Print, word for word, the opening line of the data below and every line after it through the line that contains "var yTicks = [0, 0.2, 0.4, 0.6, 0.8, 1];", but not the pictures.

■ Source material
>> begin

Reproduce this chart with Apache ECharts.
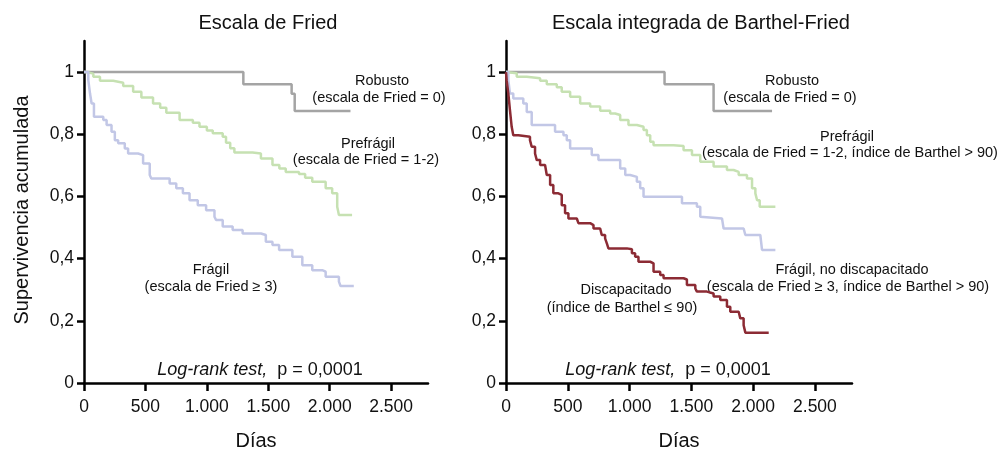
<!DOCTYPE html>
<html>
<head>
<meta charset="utf-8">
<script src="https://cdn.jsdelivr.net/npm/echarts@6/dist/echarts.min.js"></script>
<style>
html,body{margin:0;padding:0;background:#fff;}
#c{width:1001px;height:449px;}
</style>
</head>
<body>
<div id="c"></div>
<script>
// ---- Data (days, cumulative survival after event) ----
var xTicks = [0, 500, 1000, 1500, 2000, 2500];
var yTicks = [0, 0.2, 0.4, 0.6, 0.8, 1];

// Left panel: Escala de Fried
var friedRobusto = [[0,1],[1297,0.961],[1690,0.93],[1715,0.875],[2169,0.875]];
var friedPrefragil = [[0,1],[22,0.995],[76,0.985],[130,0.972],[238,0.966],[319,0.955],[400,0.937],[467,0.918],[562,0.899],[620,0.885],[670,0.869],[778,0.846],[886,0.837],[940,0.824],[1000,0.812],[1048,0.803],[1129,0.792],[1156,0.773],[1190,0.755],[1224,0.741],[1372,0.738],[1440,0.722],[1534,0.701],[1590,0.69],[1642,0.679],[1750,0.672],[1800,0.66],[1858,0.647],[1967,0.626],[2020,0.61],[2061,0.567],[2075,0.54],[2182,0.54]];
var friedFragil = [[0,1],[35,0.974],[49,0.931],[62,0.899],[81,0.856],[157,0.846],[184,0.83],[224,0.808],[251,0.781],[278,0.771],[332,0.754],[359,0.738],[440,0.733],[481,0.706],[535,0.669],[548,0.658],[697,0.642],[751,0.626],[805,0.61],[859,0.588],[926,0.572],[994,0.556],[1062,0.535],[1075,0.524],[1129,0.503],[1210,0.492],[1291,0.481],[1440,0.476],[1480,0.454],[1534,0.444],[1588,0.428],[1696,0.406],[1777,0.379],[1858,0.363],[1939,0.358],[1967,0.342],[2075,0.326],[2088,0.312],[2196,0.312]];

// Right panel: Escala integrada de Barthel-Fried
var bfRobusto = [[0,1],[1283,0.961],[1680,0.875],[2153,0.875]];
var bfPrefragil = [[0,1],[5,0.996],[87,0.985],[168,0.98],[276,0.972],[330,0.961],[411,0.951],[451,0.937],[519,0.921],[600,0.899],[681,0.889],[762,0.876],[843,0.867],[883,0.862],[924,0.846],[991,0.83],[1059,0.824],[1113,0.814],[1140,0.797],[1167,0.776],[1194,0.765],[1356,0.762],[1437,0.749],[1505,0.733],[1572,0.712],[1680,0.696],[1788,0.685],[1842,0.679],[1883,0.669],[1950,0.658],[1991,0.626],[2018,0.61],[2032,0.588],[2053,0.567],[2180,0.567]];
var bfFragil = [[0,1],[19,0.974],[32,0.931],[59,0.915],[140,0.899],[168,0.872],[208,0.83],[397,0.808],[465,0.797],[492,0.781],[519,0.754],[694,0.733],[748,0.717],[924,0.69],[965,0.669],[1005,0.663],[1059,0.647],[1086,0.626],[1113,0.599],[1424,0.578],[1545,0.567],[1572,0.535],[1586,0.529],[1748,0.524],[1761,0.497],[1923,0.492],[1937,0.476],[2058,0.47],[2072,0.428],[2180,0.428]];
var bfDiscapacitado = [[0,1],[5,0.974],[19,0.931],[32,0.878],[46,0.824],[59,0.797],[100,0.792],[194,0.781],[208,0.76],[235,0.738],[249,0.717],[276,0.701],[316,0.696],[330,0.669],[357,0.637],[383,0.61],[424,0.605],[451,0.572],[478,0.546],[505,0.529],[573,0.524],[586,0.514],[681,0.508],[708,0.497],[762,0.492],[775,0.476],[802,0.465],[816,0.449],[829,0.433],[978,0.43],[1019,0.417],[1045,0.406],[1072,0.39],[1167,0.385],[1194,0.358],[1248,0.347],[1275,0.337],[1437,0.333],[1464,0.315],[1532,0.304],[1545,0.294],[1626,0.288],[1680,0.278],[1734,0.267],[1788,0.245],[1815,0.229],[1883,0.224],[1896,0.208],[1923,0.186],[1937,0.162],[2126,0.162]];

var titles = ['Escala de Fried', 'Escala integrada de Barthel-Fried'];
var xName = 'Días';
var yName = 'Supervivencia acumulada';
var logRank = 'p = 0,0001';

// ---- Chart ----
var FONT = '"Liberation Sans", Arial, Helvetica, sans-serif';
var chart = echarts.init(document.getElementById('c'), null, {renderer: 'canvas'});

function xAxisCfg(gi) {
  return {
    type: 'value', gridIndex: gi, min: 0, max: 2800,
    axisLine: {show: true, lineStyle: {color: '#000', width: 2.5}},
    axisTick: {show: true, customValues: xTicks, length: 8, lineStyle: {color: '#000', width: 2.5}},
    axisLabel: {customValues: xTicks, color: '#111', fontSize: 17.5, fontFamily: FONT, margin: 15,
      formatter: function (v) { return v >= 1000 ? String(v).replace(/(\d)(\d{3})$/, '$1.$2') : String(v); }},
    splitLine: {show: false}
  };
}
function yAxisCfg(gi) {
  return {
    type: 'value', gridIndex: gi, min: 0, max: 1.1,
    axisLine: {show: true, lineStyle: {color: '#000', width: 2.5}},
    axisTick: {show: true, customValues: yTicks, length: 7, lineStyle: {color: '#000', width: 2.5}},
    axisLabel: {customValues: yTicks, color: '#111', fontSize: 17.5, fontFamily: FONT, margin: 10,
      formatter: function (v) { return (v === 0 || v === 1) ? String(v) : v.toFixed(1).replace('.', ','); }},
    splitLine: {show: false}
  };
}
function line(data, gi, color, w) {
  return {type: 'line', xAxisIndex: gi, yAxisIndex: gi, data: data, step: 'end', symbol: 'none',
    lineStyle: {color: color, width: w}, silent: true, animation: false, z: 3};
}
function txt(x, y, s, size, extra) {
  var st = {text: s, x: x, y: y, fill: '#111', font: size + 'px ' + FONT, textAlign: 'center', textVerticalAlign: 'middle'};
  if (extra) for (var k in extra) st[k] = extra[k];
  return {type: 'text', style: st, silent: true};
}

var GRAY = '#a4a4a4', GREEN = '#c6e1b2', BLUE = '#c2c7e6', RED = '#8c2b34';

var option = {
  animation: false,
  backgroundColor: '#fff',
  grid: [
    {left: 84, top: 41, width: 344, height: 342, containLabel: false},
    {left: 506, top: 41, width: 346, height: 342, containLabel: false}
  ],
  xAxis: [xAxisCfg(0), xAxisCfg(1)],
  yAxis: [yAxisCfg(0), yAxisCfg(1)],
  series: [
    line(friedRobusto, 0, GRAY, 2.5),
    line(friedPrefragil, 0, GREEN, 2.5),
    line(friedFragil, 0, BLUE, 2.5),
    line(bfRobusto, 1, GRAY, 2.5),
    line(bfPrefragil, 1, GREEN, 2.5),
    line(bfFragil, 1, BLUE, 2.5),
    line(bfDiscapacitado, 1, RED, 2.5)
  ],
  graphic: [
    txt(268, 23, titles[0], 20),
    txt(701, 23, titles[1], 20),
    txt(256, 441, xName, 20),
    txt(679, 441, xName, 20),
    {type: 'text', x: 22, y: 210, rotation: Math.PI / 2, silent: true,
      style: {text: yName, fill: '#111', font: '20px ' + FONT, textAlign: 'center', textVerticalAlign: 'middle'}},
    // left annotations
    txt(382, 81, 'Robusto', 14.5),
    txt(379, 98, '(escala de Fried = 0)', 14.5),
    txt(368, 144, 'Prefrágil', 14.5),
    txt(366, 160, '(escala de Fried = 1-2)', 14.5),
    txt(211, 270, 'Frágil', 14.5),
    txt(211, 287, '(escala de Fried ≥ 3)', 14.5),
    // right annotations
    txt(792, 81, 'Robusto', 14.5),
    txt(790, 98, '(escala de Fried = 0)', 14.5),
    txt(847, 137, 'Prefrágil', 14.5),
    txt(850, 153, '(escala de Fried = 1-2, índice de Barthel > 90)', 14.5),
    txt(852, 270, 'Frágil, no discapacitado', 14.5),
    txt(848, 287, '(escala de Fried ≥ 3, índice de Barthel > 90)', 14.5),
    txt(626, 290, 'Discapacitado', 14.5),
    txt(622, 308, '(índice de Barthel ≤ 90)', 14.5),
    // log-rank
    {type: 'text', x: 260, y: 370, silent: true, style: {
      text: '{i|Log-rank test,}  ' + logRank, fill: '#111', font: '18px ' + FONT,
      textAlign: 'center', textVerticalAlign: 'middle',
      rich: {i: {fontStyle: 'italic', fontSize: 18, fontFamily: FONT, fill: '#111'}}}},
    {type: 'text', x: 668, y: 370, silent: true, style: {
      text: '{i|Log-rank test,}  ' + logRank, fill: '#111', font: '18px ' + FONT,
      textAlign: 'center', textVerticalAlign: 'middle',
      rich: {i: {fontStyle: 'italic', fontSize: 18, fontFamily: FONT, fill: '#111'}}}}
  ]
};
chart.setOption(option);
</script>
</body>
</html>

>> end

■ Solution below
Reproduce this chart with Apache ECharts.
<!DOCTYPE html>
<html>
<head>
<meta charset="utf-8">
<script src="https://cdn.jsdelivr.net/npm/echarts@6/dist/echarts.min.js"></script>
<style>
html,body{margin:0;padding:0;background:#fff;}
#c{width:1001px;height:449px;}
</style>
</head>
<body>
<div id="c"></div>
<script>
// ---- Data (days, cumulative survival after event) ----
var xTicks = [0, 500, 1000, 1500, 2000, 2500];
var yTicks = [0, 0.2, 0.4, 0.6, 0.8, 1];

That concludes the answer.